**Data provided**.

* * * * *

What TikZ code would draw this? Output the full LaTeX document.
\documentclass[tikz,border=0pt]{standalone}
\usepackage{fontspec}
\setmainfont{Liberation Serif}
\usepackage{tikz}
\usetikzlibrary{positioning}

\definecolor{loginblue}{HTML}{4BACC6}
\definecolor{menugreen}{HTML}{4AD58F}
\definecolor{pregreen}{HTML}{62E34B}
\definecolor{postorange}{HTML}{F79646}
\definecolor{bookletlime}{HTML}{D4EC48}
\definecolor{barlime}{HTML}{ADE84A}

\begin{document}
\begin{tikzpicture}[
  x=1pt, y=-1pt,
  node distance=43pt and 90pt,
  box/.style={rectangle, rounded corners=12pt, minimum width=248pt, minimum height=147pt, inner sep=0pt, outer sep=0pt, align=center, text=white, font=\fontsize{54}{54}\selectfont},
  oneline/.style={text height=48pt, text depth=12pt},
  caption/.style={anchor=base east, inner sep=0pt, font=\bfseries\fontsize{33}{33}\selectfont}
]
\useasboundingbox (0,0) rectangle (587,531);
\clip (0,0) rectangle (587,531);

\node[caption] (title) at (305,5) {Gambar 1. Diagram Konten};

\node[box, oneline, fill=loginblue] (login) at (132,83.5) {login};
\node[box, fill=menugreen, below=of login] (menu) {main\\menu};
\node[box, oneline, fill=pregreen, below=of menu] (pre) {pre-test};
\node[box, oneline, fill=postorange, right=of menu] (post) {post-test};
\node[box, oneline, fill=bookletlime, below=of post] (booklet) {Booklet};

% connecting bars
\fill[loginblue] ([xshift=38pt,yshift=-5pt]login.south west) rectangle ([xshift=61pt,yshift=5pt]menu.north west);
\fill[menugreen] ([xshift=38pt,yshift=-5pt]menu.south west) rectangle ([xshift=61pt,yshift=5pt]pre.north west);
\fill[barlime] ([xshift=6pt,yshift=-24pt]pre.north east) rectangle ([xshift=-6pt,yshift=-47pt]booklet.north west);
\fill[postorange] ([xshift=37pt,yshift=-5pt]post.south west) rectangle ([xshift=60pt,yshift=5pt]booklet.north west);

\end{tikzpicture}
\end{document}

* * * * *

**Brief**. Give the lines again, exactly as they stand, from the beginning of the data through the line with "(title) at (305,5)".

**Exercise result**.
What TikZ code would draw this? Output the full LaTeX document.
\documentclass[tikz,border=0pt]{standalone}
\usepackage{fontspec}
\setmainfont{Liberation Serif}
\usepackage{tikz}
\usetikzlibrary{positioning}

\definecolor{loginblue}{HTML}{4BACC6}
\definecolor{menugreen}{HTML}{4AD58F}
\definecolor{pregreen}{HTML}{62E34B}
\definecolor{postorange}{HTML}{F79646}
\definecolor{bookletlime}{HTML}{D4EC48}
\definecolor{barlime}{HTML}{ADE84A}

\begin{document}
\begin{tikzpicture}[
  x=1pt, y=-1pt,
  node distance=43pt and 90pt,
  box/.style={rectangle, rounded corners=12pt, minimum width=248pt, minimum height=147pt, inner sep=0pt, outer sep=0pt, align=center, text=white, font=\fontsize{54}{54}\selectfont},
  oneline/.style={text height=48pt, text depth=12pt},
  caption/.style={anchor=base east, inner sep=0pt, font=\bfseries\fontsize{33}{33}\selectfont}
]
\useasboundingbox (0,0) rectangle (587,531);
\clip (0,0) rectangle (587,531);

\node[caption] (title) at (305,5) {Gambar 1. Diagram Konten};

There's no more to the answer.